One of the interesting side effects of being raised by a cleanliness-is-next-to-godliness type single mom is that, unlike many of my guy friends, I’m not a disgusting ogre. I don’t burp with a yodeler’s zeal, I haven’t passed gas in front of my wife in going on a decade, and I spare her any talk of bodily functions. Even as a grown-up, tax-paying adult, I still used “number one” and “number two” to delicately describe my bathroom duties.

Deep down, I am a prude. Okay, and maybe a little uptight, too.

Today, I’ve fallen far, far from that puritanical mountaintop. That’s because I am the father to a four-year-old, and there is nothing subtle about her announcements when, say, she needs to use the bathroom in a crowded restaurant. She always yells, and what she's yelling is always crystal clear: “Daddy! I have to go pooooop!”

In order to parent her properly, I had to face it: I needed to embrace her nomenclature, and I was going to have to use certain words. Gross words. Words that I’d avoided for most of my life.

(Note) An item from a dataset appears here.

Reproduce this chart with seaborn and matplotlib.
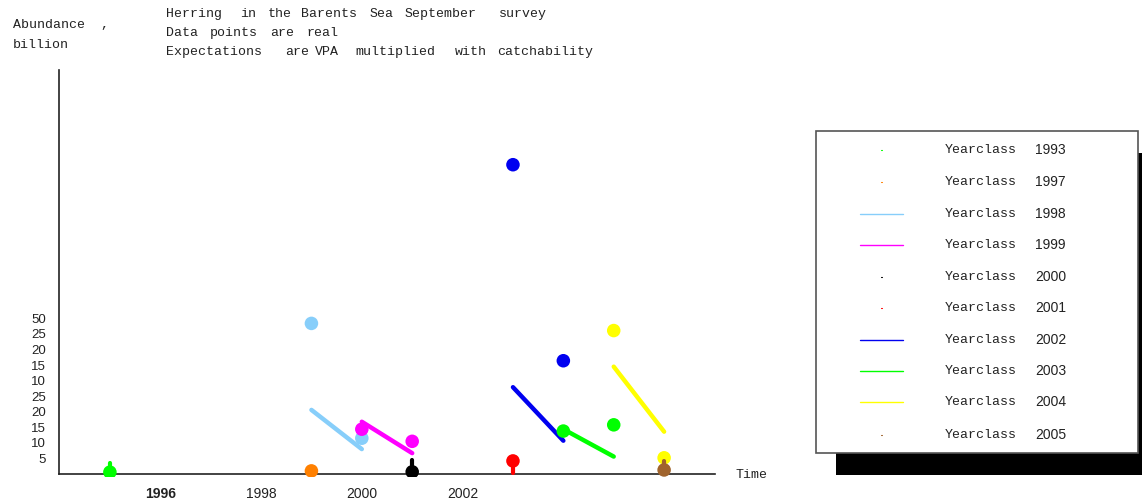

Today, I am a full-fledged potty mouth. 

At first it was hard to get my mouth to cooperate. The words “pee” and “poop” and “fart” would push through my lips (in public even!) like foul bricks. I looked over my shoulder with embarrassment like I was some cretin.

But, even in my descent into verbal grossology, I never attempted to cutesy-up my language. No “poopsies” or “tinkles” or “stinkies” and “diddles”—words which are all somehow more disturbing and unsightly. No. If I was going to communicate the harsh reality of private bodily functions to my daughter, it was going to be quick, to the point, and free of any flowery language attempting to make it anything other than the base necessity that it is. "Poop" and "pee," I find, do that brand of dirty work quite well.

It hasn’t been a total turning to the dark side. I still banish myself to the other side of the house when it comes to passing gas (and I still insist on typing the phrase “passing gas”). But I have become more sensible when it comes to burping. I’ve found the fun in a window-rattling burst of exhaust, in pulling Little E aside, telling her I have a secret to tell her, then unloading in her ear as she falls to the floor in a fit of paralyzing belly laughter.

Who would’ve thought that in the icky confines of our bodily functions that we’d be learning a lesson? Her to freely express herself. And me, to maybe—just maybe—lighten up a little. It’s still a work in progress. But in the meantime, the fact that she can burp her ABCs is friggin’ hilarious. It may not win her many friends at preschool…but it will, I hope, win her the right kind of friends for life.